Mississippi Windstorm Underwriting Association pool insurance rates for its 44,000 policyholders are set to increase by 3.2% for dwellings and mobile homes and 5% for commercial policies effective Dec. 1.
MWUA Manager Joe Shumaker and Insurance Commissioner Mike Chaney told Best's News Service that MWUA received the rate increases it sought. The increase includes renewals and new business. Chaney said the increase is needed to get MWUA on a path toward being actuarially sound.
The increase is the first for the insurer of last resort since 2006, the year after Hurricane Katrina pounded the Gulf Coast. When Katrina hit, the pool had 16,000 policies but post-Katrina saw the number of policyholders grow to nearly 46,000.
"Depopulation is one of our main goals," Shumaker said, adding he is hoping carriers will return to the market. He said the windstorm market depends on the carrier and which area properties are in. "It's hard to determine if price is the only factor that makes us attractive or not."
Shumaker said MWUA offers wind-and-hail-only policies, which he said could serve as an incentive for insurers carrying fire and other perils that homeowners must obtain from other carriers.
Ultimately, Chaney said he wants to see the number of those under MWUA coverage and the amount of total insured value to be reduced by 50%. "I don't want the Mississippi wind pool to end up like some of those states that are upside down," he said.

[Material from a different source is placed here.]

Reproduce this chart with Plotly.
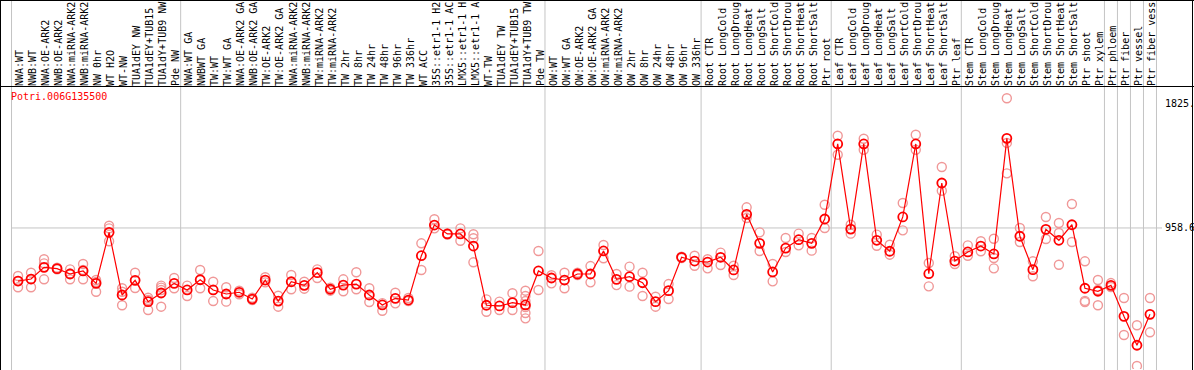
import plotly.graph_objects as go

labels = [
    "NWA:WT", "NWB:WT", "NWA:OE-ARK2", "NWB:OE-ARK2", "NWA:miRNA-ARK2", "NWB:miRNA-ARK2",
    "NW 0hr", "WT H2O", "WT-NW", "TUA1dEY NW", "TUA1dEY+TUB15 NW", "TUA1dY+TUB9 NW", "Pde NW",
    "NWA:WT GA", "NWBWT GA", "TW:WT", "TW:WT GA", "NWA:OE-ARK2 GA", "NWB:OE-ARK2 GA",
    "TW:OE-ARK2", "TW:OE-ARK2 GA", "NWA:miRNA-ARK2 GA", "NWB:miRNA-ARK2 GA", "TW:miRNA-ARK2",
    "TW:miRNA-ARK2 GA", "TW 2hr", "TW 8hr", "TW 24hr", "TW 48hr", "TW 96hr", "TW 336hr",
    "WT ACC", "35S::etr1-1 H2O", "35S::etr1-1 ACC", "LMX5::etr1-1 H2O", "LMX5::etr1-1 ACC",
    "WT-TW", "TUA1dEY TW", "TUA1dEY+TUB15 TW", "TUA1dY+TUB9 TW", "Pde TW",
    "OW:WT", "OW:WT GA", "OW:OE-ARK2", "OW:OE-ARK2 GA", "OW:miRNA-ARK2", "OW:miRNA-ARK2 GA",
    "OW 2hr", "OW 8hr", "OW 24hr", "OW 48hr", "OW 96hr", "OW 336hr",
    "Root CTR", "Root LongCold", "Root LongDrought", "Root LongHeat", "Root LongSalt",
    "Root ShortCold", "Root ShortDrought", "Root ShortHeat", "Root ShortSalt", "Ptr root",
    "Leaf CTR", "Leaf LongCold", "Leaf LongDrought", "Leaf LongHeat", "Leaf LongSalt",
    "Leaf ShortCold", "Leaf ShortDrought", "Leaf ShortHeat", "Leaf ShortSalt", "Ptr leaf",
    "Stem CTR", "Stem LongCold", "Stem LongDrought", "Stem LongHeat", "Stem LongSalt",
    "Stem ShortCold", "Stem ShortDrought", "Stem ShortHeat", "Stem ShortSalt", "Ptr shoot",
    "Ptr xylem", "Ptr phloem", "Ptr fiber", "Ptr vessel", "Ptr fiber vessel",
]

means = [
    590, 604, 685, 676, 639, 660, 574, 928, 493, 595,
    447, 507, 574, 528, 599, 528, 500, 512, 465, 597,
    451, 585, 560, 648, 533, 562, 569, 493, 424, 470,
    458, 766, 979, 917, 917, 833, 422, 417, 440, 424,
    660, 611, 597, 639, 639, 799, 602, 620, 578, 447,
    523, 755, 729, 722, 755, 667, 1053, 852, 653, 819,
    877, 852, 1021, 1542, 951, 1542, 873, 797, 1035, 1542,
    641, 1271, 729, 792, 833, 778, 1581, 901, 669, 949,
    873, 981, 540, 519, 560, 345, 144, 359,
]

replicates = [
    [625, 590, 547], [648, 604, 547], [741, 713, 602], [683, 671], [671, 642, 602],
    [708, 667, 602], [597, 583, 516], [974, 956, 866], [540, 516, 422], [648, 542],
    [474, 458, 389], [558, 544, 528, 412], [611, 540], [558, 486], [667, 540],
    [585, 451], [547, 447], [523, 498], [474, 458], [616, 581],
    [488, 412], [632, 533], [585, 537], [671, 611], [544, 523],
    [602, 519], [651, 533], [540, 444], [437, 384], [509, 435],
    [472, 451], [852, 667], [1019, 956], [921, 912], [956, 870],
    [915, 887, 720], [463, 377], [447, 389], [505, 389], [523, 486, 451, 410, 368, 331],
    [799, 528], [630, 574], [648, 540], [648, 632], [694, 581],
    [840, 748], [639, 562], [690, 551], [648, 486], [481, 412],
    [569, 465], [759, 750], [766, 696], [741, 678], [787, 701],
    [696, 632], [1102, 1028], [928, 799], [708, 588], [889, 792],
    [919, 838], [889, 801], [1120, 958], [1599, 1467], [981, 919],
    [1578, 1502], [912, 835], [842, 773], [1132, 942], [1606, 1502],
    [715, 553], [1382, 1217], [762, 708], [838, 766], [866, 797],
    [884, 750, 678], [1859, 1549, 1338], [958, 861], [727, 623], [1035, 882],
    [993, 924, 703], [1125, 861], [727, 452, 444], [597, 528, 422], [576, 549],
    [472, 215], [283, 0], [472, 234],
]

group_bounds = [-0.5, 12.5, 40.5, 52.5, 62.5, 72.5, 83.5, 84.5, 85.5, 86.5, 87.5]
y_ticks = [0, 958.6, 1825]
y_ticktext = ["0", "958.6", "1825."]
gene = "Potri.006G135500"
LABEL_CHARS = 14  # the reference shows only the first 14 characters of each label

W, H = 1194, 370
ML, MR, MT, MB = 11, 37, 87, 1
PW, PH = W - ML - MR, H - MT - MB


def px(xp):
    return (xp - ML) / PW


def py(yp):
    return (H - MB - yp) / PH


FONT = "DejaVu Sans Mono"
xs = list(range(len(labels)))
shown_labels = [lab[:LABEL_CHARS].rstrip() for lab in labels]
rep_x = [i for i, r in enumerate(replicates) for _ in r]
rep_y = [v for r in replicates for v in r]

fig = go.Figure()
fig.add_trace(go.Scatter(
    x=rep_x, y=rep_y, mode="markers",
    marker=dict(symbol="circle-open", size=9, color="#f09898", line=dict(width=1.4)),
    hoverinfo="skip", showlegend=False,
))
fig.add_trace(go.Scatter(
    x=xs, y=means, mode="lines+markers",
    line=dict(color="#ff0000", width=1.2),
    marker=dict(symbol="circle-open", size=9, color="#ff0000", line=dict(width=1.8)),
    showlegend=False,
))

shapes = []
for b in group_bounds:
    shapes.append(dict(type="line", xref="x", yref="paper", x0=b, x1=b, y0=-0.01, y1=py(0),
                       line=dict(color="#c4c4c4", width=1), layer="below"))
shapes.append(dict(type="line", xref="paper", yref="y", x0=0, x1=px(1162), y0=958.6, y1=958.6,
                   line=dict(color="#c4c4c4", width=1), layer="below"))
black = dict(color="black", width=1)
shapes.append(dict(type="line", xref="paper", yref="paper", x0=px(0), x1=px(W), y0=py(0.5), y1=py(0.5), line=black))
shapes.append(dict(type="line", xref="paper", yref="paper", x0=px(0), x1=px(W), y0=py(86.5), y1=py(86.5), line=black))
shapes.append(dict(type="line", xref="paper", yref="paper", x0=px(0.5), x1=px(0.5), y0=py(H), y1=py(0), line=black))
shapes.append(dict(type="line", xref="paper", yref="paper", x0=px(1192.5), x1=px(1192.5), y0=py(H), y1=py(0), line=black))

fig.update_layout(
    template="none",
    width=W, height=H,
    margin=dict(l=ML, r=MR, t=MT, b=MB, pad=0),
    paper_bgcolor="white", plot_bgcolor="rgba(0,0,0,0)",
    showlegend=False,
    shapes=shapes,
    xaxis=dict(
        range=[-0.54, 87.54], side="top", tickmode="array", tickvals=xs, ticktext=shown_labels,
        tickangle=-90, tickfont=dict(family=FONT, size=10, color="black"), ticklabelshift=2,
        showgrid=False, zeroline=False, showline=False, ticks="", automargin=False,
    ),
    yaxis=dict(
        range=[-20.8, 1937.5], side="right", tickmode="array", tickvals=y_ticks, ticktext=y_ticktext,
        tickfont=dict(family=FONT, size=10, color="black"),
        showgrid=False, zeroline=False, showline=False, ticks="outside", ticklen=5,
        tickcolor="rgba(0,0,0,0)", automargin=False,
    ),
    annotations=[dict(text=gene, xref="paper", yref="paper", x=px(9), y=py(96.5),
                      xanchor="left", yanchor="middle", showarrow=False,
                      font=dict(family=FONT, size=10, color="#ff0000"))],
)

fig.write_html("out.html", config={"displayModeBar": False},
               post_script="document.body.style.margin='0';")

Chaney said the MWUA has $200 million in the bank and $800 million in reinsurance on more than $7 billion of exposure. Claims averaged $15,000 during Katrina. "We are very capable of paying whatever comes up," he said.

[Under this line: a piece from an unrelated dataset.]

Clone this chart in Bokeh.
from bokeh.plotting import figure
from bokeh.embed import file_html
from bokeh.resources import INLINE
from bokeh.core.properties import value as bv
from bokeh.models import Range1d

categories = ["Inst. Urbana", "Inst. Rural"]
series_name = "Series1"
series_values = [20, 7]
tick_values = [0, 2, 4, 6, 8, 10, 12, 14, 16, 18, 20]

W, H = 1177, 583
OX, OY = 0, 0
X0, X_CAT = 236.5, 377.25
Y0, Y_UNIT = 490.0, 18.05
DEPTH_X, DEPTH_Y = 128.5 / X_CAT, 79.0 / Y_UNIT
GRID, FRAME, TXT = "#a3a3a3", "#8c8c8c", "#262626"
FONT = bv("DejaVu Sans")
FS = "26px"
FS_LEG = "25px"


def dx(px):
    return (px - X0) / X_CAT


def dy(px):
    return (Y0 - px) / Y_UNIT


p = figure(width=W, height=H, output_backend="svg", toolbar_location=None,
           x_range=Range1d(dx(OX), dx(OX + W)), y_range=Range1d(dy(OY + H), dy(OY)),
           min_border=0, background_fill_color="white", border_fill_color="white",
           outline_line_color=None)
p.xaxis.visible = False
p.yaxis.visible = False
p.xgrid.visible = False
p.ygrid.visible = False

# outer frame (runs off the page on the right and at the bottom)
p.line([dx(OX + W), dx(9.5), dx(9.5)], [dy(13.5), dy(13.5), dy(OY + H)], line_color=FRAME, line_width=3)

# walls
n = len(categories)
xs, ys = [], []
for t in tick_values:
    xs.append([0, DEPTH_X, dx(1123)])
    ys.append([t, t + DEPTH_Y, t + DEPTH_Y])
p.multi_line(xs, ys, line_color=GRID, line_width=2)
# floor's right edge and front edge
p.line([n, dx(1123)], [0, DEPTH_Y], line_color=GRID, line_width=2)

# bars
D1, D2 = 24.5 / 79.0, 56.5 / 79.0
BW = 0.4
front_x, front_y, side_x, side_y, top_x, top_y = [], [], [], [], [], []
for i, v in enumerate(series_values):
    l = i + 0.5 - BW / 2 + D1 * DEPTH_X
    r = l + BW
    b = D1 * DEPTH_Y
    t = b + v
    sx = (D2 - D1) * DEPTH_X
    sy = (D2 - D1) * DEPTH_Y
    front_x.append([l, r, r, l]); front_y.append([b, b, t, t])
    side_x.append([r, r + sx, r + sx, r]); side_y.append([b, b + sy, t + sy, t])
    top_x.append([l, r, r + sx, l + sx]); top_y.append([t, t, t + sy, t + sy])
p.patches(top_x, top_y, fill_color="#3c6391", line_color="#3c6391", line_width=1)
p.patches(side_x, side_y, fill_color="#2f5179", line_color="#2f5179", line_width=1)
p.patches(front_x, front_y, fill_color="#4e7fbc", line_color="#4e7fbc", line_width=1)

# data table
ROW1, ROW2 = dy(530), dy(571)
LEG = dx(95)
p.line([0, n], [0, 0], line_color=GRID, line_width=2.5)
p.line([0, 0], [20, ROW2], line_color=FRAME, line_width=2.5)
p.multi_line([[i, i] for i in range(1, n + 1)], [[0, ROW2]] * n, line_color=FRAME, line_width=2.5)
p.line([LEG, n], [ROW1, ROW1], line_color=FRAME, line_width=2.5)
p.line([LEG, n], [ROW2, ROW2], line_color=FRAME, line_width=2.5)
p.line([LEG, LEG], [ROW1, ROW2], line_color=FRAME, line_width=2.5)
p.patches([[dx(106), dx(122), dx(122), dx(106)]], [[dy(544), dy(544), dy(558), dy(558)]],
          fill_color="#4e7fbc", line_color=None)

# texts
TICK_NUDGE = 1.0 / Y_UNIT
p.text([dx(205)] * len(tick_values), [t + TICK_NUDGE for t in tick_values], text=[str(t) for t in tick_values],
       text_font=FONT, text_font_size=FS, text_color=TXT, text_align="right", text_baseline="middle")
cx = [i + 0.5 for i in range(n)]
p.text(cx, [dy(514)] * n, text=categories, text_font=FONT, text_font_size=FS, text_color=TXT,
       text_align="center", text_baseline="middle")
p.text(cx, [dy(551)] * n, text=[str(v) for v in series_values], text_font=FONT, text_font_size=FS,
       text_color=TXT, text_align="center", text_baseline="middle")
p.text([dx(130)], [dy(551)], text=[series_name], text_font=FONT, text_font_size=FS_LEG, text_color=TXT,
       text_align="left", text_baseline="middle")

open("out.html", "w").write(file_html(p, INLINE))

Mitigation measures continue to be stressed to policyholders by the Mississippi Insurance Department as part of strategic planning. That includes a strict enforcement of building codes and efforts to prevent building in flood plain areas.
The MWUA rates are not the only insurance issue for Mississippi's coastal areas. Chaney said he is extremely concerned about the "draconian" rate increase requests sought by the National Flood Insurance Program, while trying to keep MWUA solid. "These are not big rate increases [for MWUA) in the scheme of things," Chaney said.
The Biggert-Waters Flood Insurance Reform Act passed by Congress in 2012 set increases for flood insurance policyholders during the next five years. A small percentage of flood insurance owners have seen NFIP rates skyrocket and there are at least two bills in Congress trying to delay the rate increases. In June, the House approved language to delay planned rate increases for some property owners by one year by continuing to issue subsidies and discounts on some NFIP flood insurance premiums.